Georgian politician, president 1990-92. He was a fervent nationalist and an active anticommunist. After nationalist success in parliamentary elections when Georgia achieved independence in 1991, he was elected head of state by a huge margin. His increasingly dictatorial style of government and his hostile attitude to non-ethnic Georgians led to his forced removal and flight to neighbouring Armenia in 1992. He returned to western Georgia in 1993 to lead a rebellion against Edvard Shevardnadze's presidency, but Shevardnadze, with Russian help, destroyed his ill-equipped supporters, and the deposed president was later reported dead, although uncertainty remained as to whether he had committed suicide or been killed by Russian troops.

Born in Tbilisi, the son of the Georgian novelist Konstantin Gamsakhurdia, he was a highly literate scholar who became a university lecturer in American studies, translated Shakespeare into Georgian, and spoke Russian, German, and French.

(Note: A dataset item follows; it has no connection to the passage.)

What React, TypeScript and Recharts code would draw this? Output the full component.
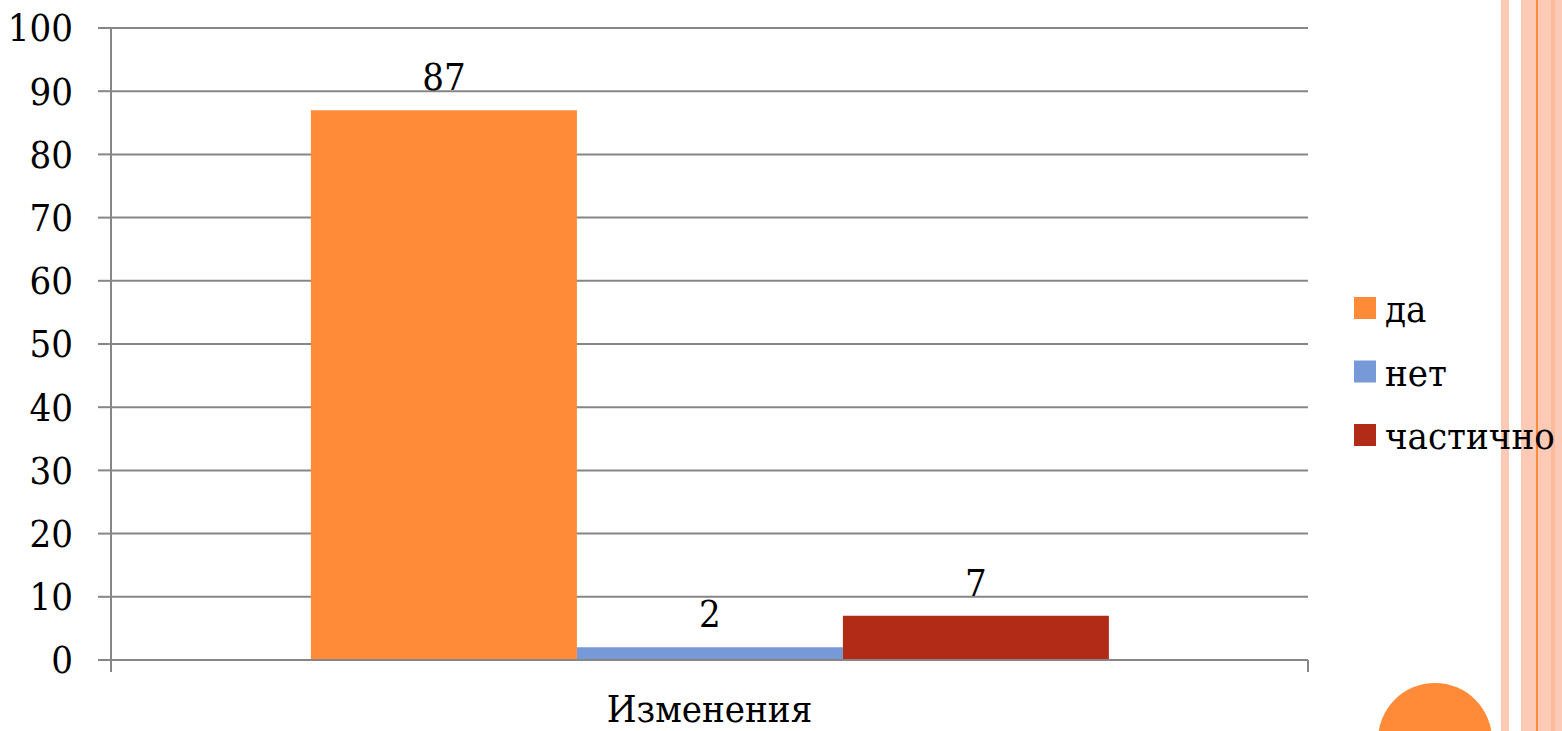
import React from 'react';
import { BarChart, Bar, XAxis, YAxis, CartesianGrid, Legend, LabelList } from 'recharts';

const categories = ['Изменения'];
const seriesNames = ['да', 'нет', 'частично'];
const seriesValues = [87, 2, 7];
const seriesColors = ['#FF8A38', '#7799D8', '#B22B17'];
const yTicks = [0, 10, 20, 30, 40, 50, 60, 70, 80, 90, 100];

const data = categories.map((c) => {
  const row: Record<string, string | number> = { name: c };
  seriesNames.forEach((s, i) => {
    row[s] = seriesValues[i];
  });
  return row;
});

const W = 1562;
const H = 731;
const PLOT_LEFT = 111;
const PLOT_RIGHT = 1308;
const PLOT_TOP = 28;
const PLOT_BOTTOM = 660;
const LEGEND_W = 200;
const LEGEND_PAD = 16;
const FONT = "'DejaVu Serif Condensed', 'DejaVu Serif', serif";
const FS = 38;
const GRID = '#868686';

const XTick = (props: any) => {
  const { x, y, payload } = props;
  const half = (PLOT_RIGHT - PLOT_LEFT) / 2;
  return (
    <g>
      <line x1={x - half} x2={x - half} y1={y} y2={y + 12} stroke={GRID} strokeWidth={2} />
      <line x1={x + half} x2={x + half} y1={y} y2={y + 12} stroke={GRID} strokeWidth={2} />
      <text x={x} y={y + 62} textAnchor="middle" fontFamily={FONT} fontSize={FS} fill="#000">
        {payload.value}
      </text>
    </g>
  );
};

const LegendContent = () => (
  <svg width={LEGEND_W} height={200} style={{ display: 'block', overflow: 'visible' }}>
    {seriesNames.map((s, i) => (
      <g key={s}>
        <rect x={0} y={LEGEND_PAD + i * 63.5} width={22} height={22} fill={seriesColors[i]} />
        <text x={31} y={LEGEND_PAD + i * 63.5 + 25} fontFamily={FONT} fontSize={FS} fill="#000">
          {s}
        </text>
      </g>
    ))}
  </svg>
);

export default function App() {
  return (
    <div style={{ position: 'absolute', left: 0, top: 0, width: W, height: H, background: '#fff', overflow: 'hidden' }}>
      {/* decorative stripes */}
      <div style={{ position: 'absolute', left: 1501, top: 0, width: 8, height: H, background: '#FCCAB5' }} />
      <div style={{ position: 'absolute', left: 1521, top: 0, width: 41, height: H, background: '#FCCAB5' }} />
      <div style={{ position: 'absolute', left: 1551, top: 0, width: 4, height: H, background: '#FBBB9E' }} />
      <div style={{ position: 'absolute', left: 1536, top: 0, width: 2, height: H, background: '#FF8A3A' }} />
      <div style={{ position: 'absolute', left: 1435 - 57, top: 740 - 57, width: 114, height: 114, borderRadius: '50%', background: '#FF8A38' }} />
      <div style={{ position: 'absolute', left: 0, top: 0 }}>
        <BarChart
          width={W}
          height={H}
          data={data}
          margin={{ top: PLOT_TOP, right: W - PLOT_RIGHT - LEGEND_W, left: 0, bottom: 0 }}
          barCategoryGap="16.7%"
          barGap={0}
        >
          <CartesianGrid horizontal vertical={false} stroke={GRID} strokeWidth={2} />
          <XAxis
            dataKey="name"
            height={H - PLOT_BOTTOM}
            axisLine={{ stroke: GRID, strokeWidth: 2 }}
            tickLine={false}
            tickSize={0}
            tickMargin={0}
            tick={<XTick />}
            interval={0}
          />
          <YAxis
            width={PLOT_LEFT}
            domain={[0, 100]}
            ticks={yTicks}
            interval={0}
            axisLine={{ stroke: GRID, strokeWidth: 2 }}
            tickLine={{ stroke: GRID, strokeWidth: 2 }}
            tickSize={13}
            tickMargin={25}
            tick={{ fontFamily: FONT, fontSize: FS, fill: '#000' }}
          />
          <Legend
            layout="vertical"
            verticalAlign="top"
            align="right"
            width={LEGEND_W}
            wrapperStyle={{ position: 'absolute', left: 1354, top: 297 - LEGEND_PAD, width: LEGEND_W, height: 200 }}
            content={<LegendContent />}
          />
          {seriesNames.map((s, i) => (
            <Bar key={s} dataKey={s} fill={seriesColors[i]} isAnimationActive={false}>
              <LabelList dataKey={s} position="top" offset={20} fill="#000" fontFamily={FONT} fontSize={FS} />
            </Bar>
          ))}
        </BarChart>
      </div>
    </div>
  );
}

He became politically active in the 1950s but was not at ease in the bureaucratic communist state of the USSR. He founded the Initiative Group for the Defence of Human Rights in Georgia in 1974. With the arrival of Mikhail Gorbachev's concept of perestroika, he saw the future of Georgia entirely in nationalist terms and pressed for complete independence. When this was achieved in 1991 he became his country's first democratically elected president. However, his vision of a single-ethnic Georgia became an obsession, and his dictatorial methods brought him many enemies.